How a Turkey Got its Name

The confusing history of the naming of the domestic turkey—a bird that originated in the Americas—was often mistaken in Europe for a Guinea fowl from Ethiopia, was therefore given the name of all sorts of other exotic countries, and then was brought back to America with early settlers again-is one of many delectable topics in Dan Jurafsky’s book The Language of Food.

His book touches on many of the themes that we were so excited about in our soup travels.  Particularly the idea that recipes are a sort of cultural DNA, and that by following the history of our dishes and their shifting ingredients, we see our complex heritage, and the many ways our paths have crossed and recrossed throughout time.

Take the very word “soup,” which is related to “supper,” and also connected to the history of the celebratory “toast”:

“In the Middle Ages, slices of toast soaked in wine, water, or broth, called sops, were often used as a way to add heat, flavor and calories to hot liquids like broth or wine… the earliest written recipes mentioning toasted bread or toast in English all describe slices of bread toasted and then served “all hot” soaked in wine and spices…. In fact, the word sop, perhaps via its sixth-century late Latin relative suppa, gave rise by the tenth century to the Old French word soper (to have supper) and soupe, from which come our words supper and soup. Soup first meant the soaked toast, and then generalized to mean the broth eaten with it…”

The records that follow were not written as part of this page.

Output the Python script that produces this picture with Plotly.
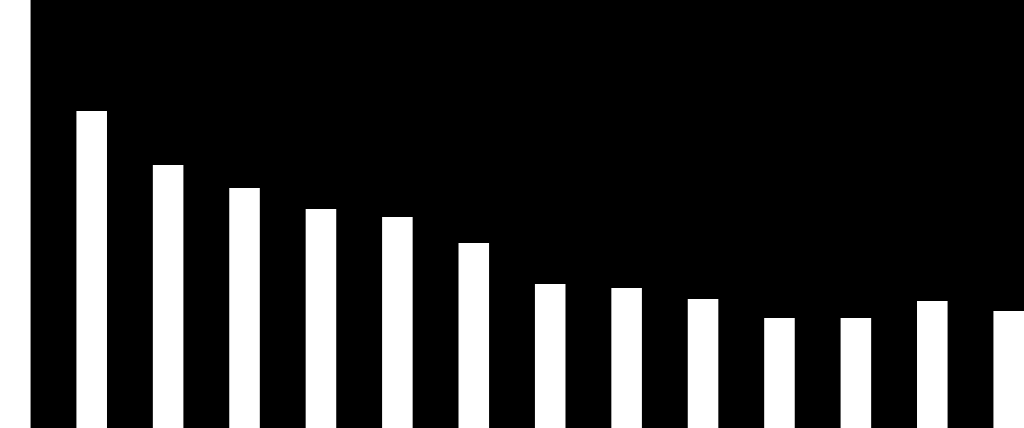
import plotly.graph_objects as go

categories = list(range(14))
values = [428, 317, 263, 240, 219, 211, 185, 144, 140, 129, 110, 110, 127, 117]

fig = go.Figure(go.Bar(x=categories, y=values, width=0.4,
                       marker=dict(color="white", line=dict(width=0))))
fig.update_layout(
    width=1024, height=428,
    margin=dict(l=0, r=0, t=0, b=0),
    paper_bgcolor="black", plot_bgcolor="black",
    showlegend=False,
    xaxis=dict(range=[-0.2, 13.2], visible=False, fixedrange=True),
    yaxis=dict(range=[0, 428], visible=False, fixedrange=True),
)
fig.write_html(
    "out.html",
    config={"displayModeBar": False},
    post_script="document.body.style.margin='0';document.body.style.overflow='hidden';document.body.style.background='black';",
)
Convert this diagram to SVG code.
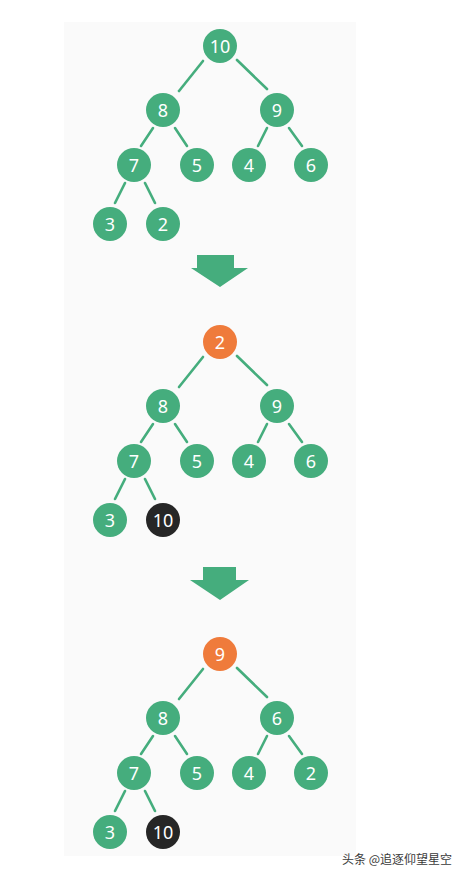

(Fittingly, our World Soup this week is Wild Rice & Turkey. Come check it out!)
And because a toast was soaked in the wine or soup, we came to call a “toast” a celebratory drinking to someone’s health. So, when you give thanks and toast  your friends and family this Thursday, you can also be thankful you don’t have soggy bread in your wine anymore!
Jurafsky, an unabashed lover of Thanksgiving, also talks about the history of pumpkin pie: a perfect example of how fusion cuisine is far from new.

“Like the mestizo mole, the sweet dishes that grew to symbolize Thanksgiving combine New World ingredients (cranberries, sweet potatoes, pumpkins, pecans) with the medieval spices, sweet and sour flavors, and custards that date back to the Arabic influence on Andalusia and Italy.”

Jurafsky also digs up the earliest known written pumpkin pie recipe, in the first cookbook written by an American: Amelia Simmons’ 1796 American Cookery.

Pompkin.
One quart stewed and strained, 3-pint cream, 9 beaten eggs, sugar, mace, nutmeg, and ginger, laid into paste… and baked in dishes three-quarters of an hour.

Our recipe is only slightly improved, we hope.